You have to be willing to miss out on a home when you do this because there may actually be another bidder - especially if the home has only been on the market for a short time. I never get into a bidding “war” if I don’t know who I’m bidding against or if the person is even real.


Thanks everyone for all your advice! Gosh, I didn’t realize just how much detail went into buying a house. I wasn’t overwhelmed before but now I’m starting to feel the heat.:doh2: What did we get ourselves into!?! LOL. :shrug: I’m gonna have to go back, reread the thread, and take some notes I think. :rolleyes: It’s now looking sooo much more complex than DH and I were anticipating! Good thing to be expecting it though, rather than end up with some surprises.

Thank you guys and God bless!


Buy a full case of Pepto-Bismol and plan on staying in the place long enought to forget how painful it was to go through everything! :smiley:


Don’t forget to get into the first time buyer’s Federal Stimulus deal.
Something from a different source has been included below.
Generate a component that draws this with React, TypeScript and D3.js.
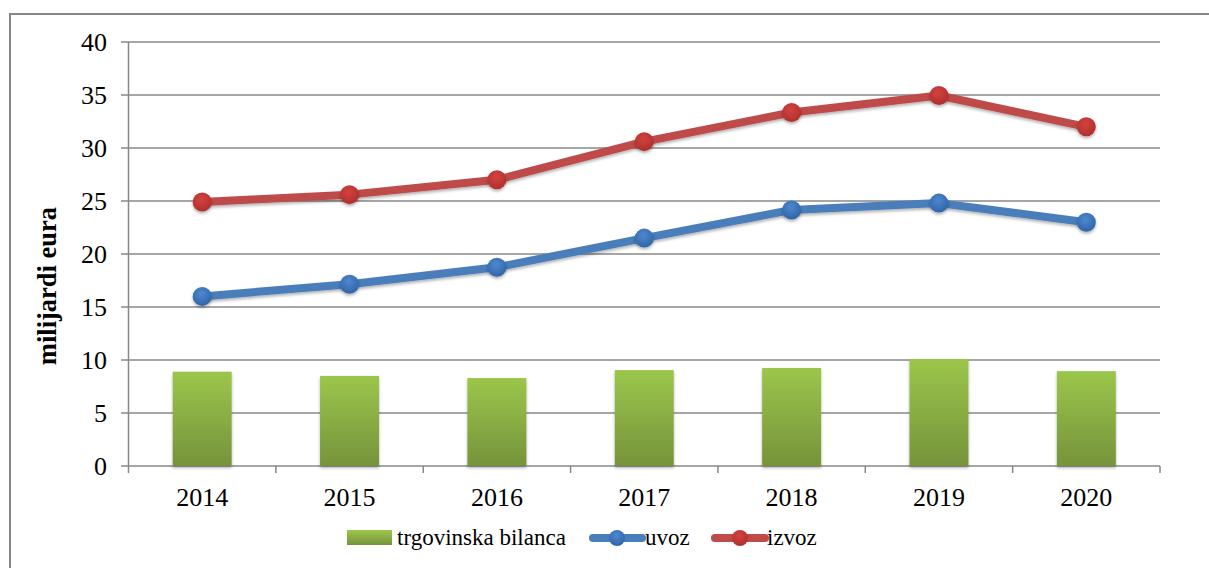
import React from "react";
import * as d3 from "d3";

const years = ["2014", "2015", "2016", "2017", "2018", "2019", "2020"];
const bilanca = [8.9, 8.5, 8.3, 9.05, 9.25, 10.1, 8.95];
const uvoz = [16.0, 17.15, 18.75, 21.5, 24.15, 24.8, 23.0];
const izvoz = [24.9, 25.6, 27.0, 30.6, 33.35, 34.95, 32.0];
const yTicks = [0, 5, 10, 15, 20, 25, 30, 35, 40];

const W = 1209;
const H = 568;
const left = 128.5;
const right = 1160;
const top = 42;
const bottom = 466;

export default function App() {
  const x = d3.scaleBand<string>().domain(years).range([left, right]).paddingInner(0).paddingOuter(0);
  const y = d3.scaleLinear().domain([0, 40]).range([bottom, top]);
  const bw = x.bandwidth() * 0.4;
  const cx = (d: string) => (x(d) as number) + x.bandwidth() / 2;
  const line = d3.line<number>().x((_, i) => cx(years[i])).y((v) => y(v));
  const font = "'Liberation Serif', 'Times New Roman', serif";
  const series = [
    { name: "uvoz", values: uvoz, color: "#4a7ebb", grad: "gBlue" },
    { name: "izvoz", values: izvoz, color: "#be4b48", grad: "gRed" },
  ];
  return (
    <svg width={W} height={H} style={{ position: "absolute", left: 0, top: 0, background: "#fff", fontFamily: font }}>
      <defs>
        <linearGradient id="gBar" x1="0" y1="0" x2="0" y2="1">
          <stop offset="0" stopColor="#9bc64b" />
          <stop offset="1" stopColor="#76933b" />
        </linearGradient>
        <radialGradient id="gBlue" cx="0.45" cy="0.35" r="0.7">
          <stop offset="0" stopColor="#4d88d0" />
          <stop offset="1" stopColor="#2f62a3" />
        </radialGradient>
        <radialGradient id="gRed" cx="0.45" cy="0.35" r="0.7">
          <stop offset="0" stopColor="#d2433f" />
          <stop offset="1" stopColor="#ad2e2b" />
        </radialGradient>
        <filter id="sh" x="-50%" y="-50%" width="200%" height="200%">
          <feDropShadow dx="0" dy="2" stdDeviation="1.5" floodColor="#000" floodOpacity="0.3" />
        </filter>
      </defs>
      <rect x={10} y={14} width={W + 20} height={H + 20} fill="none" stroke="#878787" strokeWidth={2} />
      {yTicks.map((t) => (
        <g key={t}>
          <line x1={121} x2={right} y1={y(t)} y2={y(t)} stroke="#888" strokeWidth={1.5} />
          <text x={107} y={y(t)} dy="0.35em" textAnchor="end" fontSize={26} fill="#000" style={{ fontFamily: font }}>
            {t}
          </text>
        </g>
      ))}
      <line x1={left} x2={left} y1={top} y2={bottom} stroke="#888" strokeWidth={1.5} />
      {years.map((yr) => (
        <line key={yr} x1={x(yr)} x2={x(yr)} y1={bottom} y2={bottom + 7} stroke="#888" strokeWidth={1.5} />
      ))}
      <line x1={right} x2={right} y1={bottom} y2={bottom + 7} stroke="#888" strokeWidth={1.5} />
      {bilanca.map((v, i) => (
        <rect key={i} x={cx(years[i]) - bw / 2} y={y(v)} width={bw} height={y(0) - y(v)} fill="url(#gBar)" filter="url(#sh)" />
      ))}
      {series.map((s) => (
        <g key={s.name}>
          <path d={line(s.values) as string} fill="none" stroke={s.color} strokeWidth={8} strokeLinejoin="round" filter="url(#sh)" />
          {s.values.map((v, i) => (
            <circle key={i} cx={cx(years[i])} cy={y(v)} r={9.5} fill={`url(#${s.grad})`} filter="url(#sh)" />
          ))}
        </g>
      ))}
      {years.map((yr) => (
        <text key={yr} x={cx(yr)} y={506} textAnchor="middle" fontSize={26} fill="#000" style={{ fontFamily: font }}>
          {yr}
        </text>
      ))}
      <text transform={`translate(56,286) rotate(-90)`} textAnchor="middle" fontSize={26.5} fontWeight="bold" fill="#000" style={{ fontFamily: font }}>
        milijardi eura
      </text>
      <g style={{ fontFamily: font }}>
        <rect x={347} y={530} width={45} height={15} fill="url(#gBar)" />
        <text x={397} y={545} fontSize={23} fill="#000">trgovinska bilanca</text>
        <line x1={593} x2={642} y1={538} y2={538} stroke="#4a7ebb" strokeWidth={8} strokeLinecap="round" />
        <circle cx={617} cy={538} r={8} fill="url(#gBlue)" />
        <text x={645} y={545} fontSize={23} fill="#000">uvoz</text>
        <line x1={715} x2={765} y1={538} y2={538} stroke="#be4b48" strokeWidth={8} strokeLinecap="round" />
        <circle cx={740} cy={538} r={8} fill="url(#gRed)" />
        <text x={767} y={545} fontSize={23} fill="#000">izvoz</text>
      </g>
    </svg>
  );
}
IIRC, this is $8,500 of taxpayer moeny that you get to grab.

You’re welcome, I guess (grumble, grumble…).

As for flooding risk, don’t JUST rely on your own assessment of what is “low ground.” When you offer, make sure there is a contingency that allows you to back out if your bank determines it is in the floodplain as mapped by FEMA. If that is the case, your mortgage will have a LARGE extra requirement to buy flood insurance. Not worth the overall hassle, back out.
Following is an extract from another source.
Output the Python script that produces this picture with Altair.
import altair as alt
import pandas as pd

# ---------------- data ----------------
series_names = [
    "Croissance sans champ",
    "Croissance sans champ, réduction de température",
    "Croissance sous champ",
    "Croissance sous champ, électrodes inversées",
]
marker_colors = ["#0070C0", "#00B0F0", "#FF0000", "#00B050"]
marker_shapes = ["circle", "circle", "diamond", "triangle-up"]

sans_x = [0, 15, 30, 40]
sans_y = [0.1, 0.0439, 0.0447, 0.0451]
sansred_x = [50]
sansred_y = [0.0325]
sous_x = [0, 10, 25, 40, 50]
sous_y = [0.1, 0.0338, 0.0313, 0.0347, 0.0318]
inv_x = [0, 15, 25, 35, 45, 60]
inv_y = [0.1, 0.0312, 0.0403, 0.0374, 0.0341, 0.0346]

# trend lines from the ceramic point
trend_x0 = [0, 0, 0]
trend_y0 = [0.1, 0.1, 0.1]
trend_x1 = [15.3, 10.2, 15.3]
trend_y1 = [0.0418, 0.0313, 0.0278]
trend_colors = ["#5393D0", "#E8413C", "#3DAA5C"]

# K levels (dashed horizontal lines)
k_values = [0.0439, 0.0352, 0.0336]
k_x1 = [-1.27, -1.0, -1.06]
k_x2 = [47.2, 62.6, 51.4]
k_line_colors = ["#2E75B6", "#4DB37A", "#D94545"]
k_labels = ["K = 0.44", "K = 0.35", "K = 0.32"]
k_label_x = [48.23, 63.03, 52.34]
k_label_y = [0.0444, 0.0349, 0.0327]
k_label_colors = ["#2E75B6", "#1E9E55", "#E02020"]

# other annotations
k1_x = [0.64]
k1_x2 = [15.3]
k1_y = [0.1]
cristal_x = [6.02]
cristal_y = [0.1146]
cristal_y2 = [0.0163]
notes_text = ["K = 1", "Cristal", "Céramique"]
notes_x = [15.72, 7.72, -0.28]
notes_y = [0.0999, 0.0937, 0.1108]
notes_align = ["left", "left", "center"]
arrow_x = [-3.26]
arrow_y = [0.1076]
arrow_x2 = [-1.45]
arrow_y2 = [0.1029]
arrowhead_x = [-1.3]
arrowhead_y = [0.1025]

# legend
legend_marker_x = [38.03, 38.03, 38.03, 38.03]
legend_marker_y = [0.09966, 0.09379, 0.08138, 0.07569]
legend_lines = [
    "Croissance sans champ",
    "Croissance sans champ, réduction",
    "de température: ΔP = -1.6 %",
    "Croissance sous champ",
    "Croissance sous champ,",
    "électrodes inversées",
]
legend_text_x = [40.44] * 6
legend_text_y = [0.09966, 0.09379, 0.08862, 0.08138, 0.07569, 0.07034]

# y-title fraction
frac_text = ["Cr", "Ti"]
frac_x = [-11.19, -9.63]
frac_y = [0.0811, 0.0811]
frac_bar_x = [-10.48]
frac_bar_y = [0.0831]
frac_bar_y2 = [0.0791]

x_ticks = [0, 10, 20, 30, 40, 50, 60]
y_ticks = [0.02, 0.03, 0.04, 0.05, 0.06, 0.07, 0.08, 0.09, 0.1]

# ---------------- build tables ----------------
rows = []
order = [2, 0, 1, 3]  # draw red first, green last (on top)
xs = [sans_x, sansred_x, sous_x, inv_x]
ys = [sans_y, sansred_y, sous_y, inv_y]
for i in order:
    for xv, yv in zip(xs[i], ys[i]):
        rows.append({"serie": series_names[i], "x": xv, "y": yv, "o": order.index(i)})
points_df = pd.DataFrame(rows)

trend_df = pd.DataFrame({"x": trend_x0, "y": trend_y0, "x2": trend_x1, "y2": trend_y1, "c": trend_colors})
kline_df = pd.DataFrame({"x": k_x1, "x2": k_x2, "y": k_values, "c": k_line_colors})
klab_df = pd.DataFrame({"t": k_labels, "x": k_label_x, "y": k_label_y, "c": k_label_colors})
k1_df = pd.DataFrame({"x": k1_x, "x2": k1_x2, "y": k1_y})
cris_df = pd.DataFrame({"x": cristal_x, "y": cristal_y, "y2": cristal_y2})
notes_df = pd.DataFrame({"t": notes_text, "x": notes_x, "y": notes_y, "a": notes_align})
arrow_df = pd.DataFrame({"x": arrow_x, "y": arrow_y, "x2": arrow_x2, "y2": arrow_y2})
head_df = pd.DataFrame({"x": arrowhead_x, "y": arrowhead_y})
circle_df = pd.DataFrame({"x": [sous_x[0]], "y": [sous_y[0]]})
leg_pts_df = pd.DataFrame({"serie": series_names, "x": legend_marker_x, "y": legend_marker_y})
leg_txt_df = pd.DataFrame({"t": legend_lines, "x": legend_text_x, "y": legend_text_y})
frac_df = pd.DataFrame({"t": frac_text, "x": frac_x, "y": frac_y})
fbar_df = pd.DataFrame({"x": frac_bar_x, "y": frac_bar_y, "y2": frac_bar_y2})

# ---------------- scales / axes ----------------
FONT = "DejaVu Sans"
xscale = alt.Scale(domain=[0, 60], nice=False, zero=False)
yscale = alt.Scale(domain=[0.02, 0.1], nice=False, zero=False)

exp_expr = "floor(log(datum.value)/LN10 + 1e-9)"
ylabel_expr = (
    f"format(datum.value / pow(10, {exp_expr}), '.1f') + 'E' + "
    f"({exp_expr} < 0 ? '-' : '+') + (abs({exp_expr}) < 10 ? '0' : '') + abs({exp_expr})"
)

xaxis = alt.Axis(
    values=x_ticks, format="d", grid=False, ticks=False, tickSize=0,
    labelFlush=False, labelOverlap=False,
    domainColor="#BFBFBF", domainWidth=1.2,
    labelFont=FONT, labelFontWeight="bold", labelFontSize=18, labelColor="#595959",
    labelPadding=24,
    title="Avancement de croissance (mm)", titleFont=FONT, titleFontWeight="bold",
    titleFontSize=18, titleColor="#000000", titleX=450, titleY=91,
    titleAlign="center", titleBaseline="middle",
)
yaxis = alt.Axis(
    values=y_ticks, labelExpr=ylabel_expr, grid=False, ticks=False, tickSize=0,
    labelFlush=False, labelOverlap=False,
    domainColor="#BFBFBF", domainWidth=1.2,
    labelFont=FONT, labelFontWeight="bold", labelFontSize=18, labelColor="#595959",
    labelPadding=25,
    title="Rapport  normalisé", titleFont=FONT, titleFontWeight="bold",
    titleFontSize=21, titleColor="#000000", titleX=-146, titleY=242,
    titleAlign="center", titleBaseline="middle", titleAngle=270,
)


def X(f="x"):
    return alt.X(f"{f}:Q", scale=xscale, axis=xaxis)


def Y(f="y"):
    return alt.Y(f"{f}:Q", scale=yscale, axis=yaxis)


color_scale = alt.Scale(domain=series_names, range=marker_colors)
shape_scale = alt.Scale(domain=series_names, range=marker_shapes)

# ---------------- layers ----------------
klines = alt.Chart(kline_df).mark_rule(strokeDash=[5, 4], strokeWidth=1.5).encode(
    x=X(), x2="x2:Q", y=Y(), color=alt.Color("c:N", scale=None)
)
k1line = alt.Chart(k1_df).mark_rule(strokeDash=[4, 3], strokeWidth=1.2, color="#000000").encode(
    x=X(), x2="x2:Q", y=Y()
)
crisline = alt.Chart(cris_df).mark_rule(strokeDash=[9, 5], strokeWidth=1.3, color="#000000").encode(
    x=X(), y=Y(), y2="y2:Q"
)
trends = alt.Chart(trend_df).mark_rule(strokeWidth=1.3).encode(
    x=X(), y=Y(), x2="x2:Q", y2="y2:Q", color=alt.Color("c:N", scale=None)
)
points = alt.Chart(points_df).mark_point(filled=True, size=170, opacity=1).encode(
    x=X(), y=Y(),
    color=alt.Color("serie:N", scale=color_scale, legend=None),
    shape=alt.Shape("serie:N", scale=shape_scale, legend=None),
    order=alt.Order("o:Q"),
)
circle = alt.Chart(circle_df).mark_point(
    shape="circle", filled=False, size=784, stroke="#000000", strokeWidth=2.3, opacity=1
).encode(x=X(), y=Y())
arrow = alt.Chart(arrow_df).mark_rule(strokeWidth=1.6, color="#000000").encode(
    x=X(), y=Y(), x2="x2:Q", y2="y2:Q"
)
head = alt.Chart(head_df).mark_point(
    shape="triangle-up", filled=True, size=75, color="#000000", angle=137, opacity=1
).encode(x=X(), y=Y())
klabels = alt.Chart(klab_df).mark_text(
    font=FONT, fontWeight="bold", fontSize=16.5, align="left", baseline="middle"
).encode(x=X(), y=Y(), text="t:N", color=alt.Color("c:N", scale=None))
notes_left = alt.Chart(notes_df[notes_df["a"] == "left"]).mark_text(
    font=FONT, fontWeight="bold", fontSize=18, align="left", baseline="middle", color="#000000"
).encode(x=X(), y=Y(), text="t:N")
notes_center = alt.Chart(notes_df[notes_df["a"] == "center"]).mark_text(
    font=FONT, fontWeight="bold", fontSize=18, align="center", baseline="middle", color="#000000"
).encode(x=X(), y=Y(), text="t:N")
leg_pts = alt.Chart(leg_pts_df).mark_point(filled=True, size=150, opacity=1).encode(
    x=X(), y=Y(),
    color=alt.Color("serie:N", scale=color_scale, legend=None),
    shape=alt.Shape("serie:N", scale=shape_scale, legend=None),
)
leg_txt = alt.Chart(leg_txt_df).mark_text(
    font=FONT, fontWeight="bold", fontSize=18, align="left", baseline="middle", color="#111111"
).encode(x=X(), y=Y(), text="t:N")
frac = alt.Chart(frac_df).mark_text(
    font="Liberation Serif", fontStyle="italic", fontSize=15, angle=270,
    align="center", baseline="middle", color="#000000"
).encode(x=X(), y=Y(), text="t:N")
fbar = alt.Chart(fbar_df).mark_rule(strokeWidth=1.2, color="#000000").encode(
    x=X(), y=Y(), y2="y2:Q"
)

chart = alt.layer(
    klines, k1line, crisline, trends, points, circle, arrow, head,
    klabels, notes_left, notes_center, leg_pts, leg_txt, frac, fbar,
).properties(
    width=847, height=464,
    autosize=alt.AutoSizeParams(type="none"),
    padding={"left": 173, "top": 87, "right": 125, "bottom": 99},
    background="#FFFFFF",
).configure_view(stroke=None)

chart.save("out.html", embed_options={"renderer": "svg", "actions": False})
I haven’t read all the posts, so forgive me if I’m repeating myself. Speaking as a soils and foundations engineer, it’s a good idea to have someone come out and take soil samples and inspect the foundation for possible problems. The soil samples can indicate whether or not your house is on good, stable material. Also make sure the house hasn’t had past foundation problems - which the owner should disclose.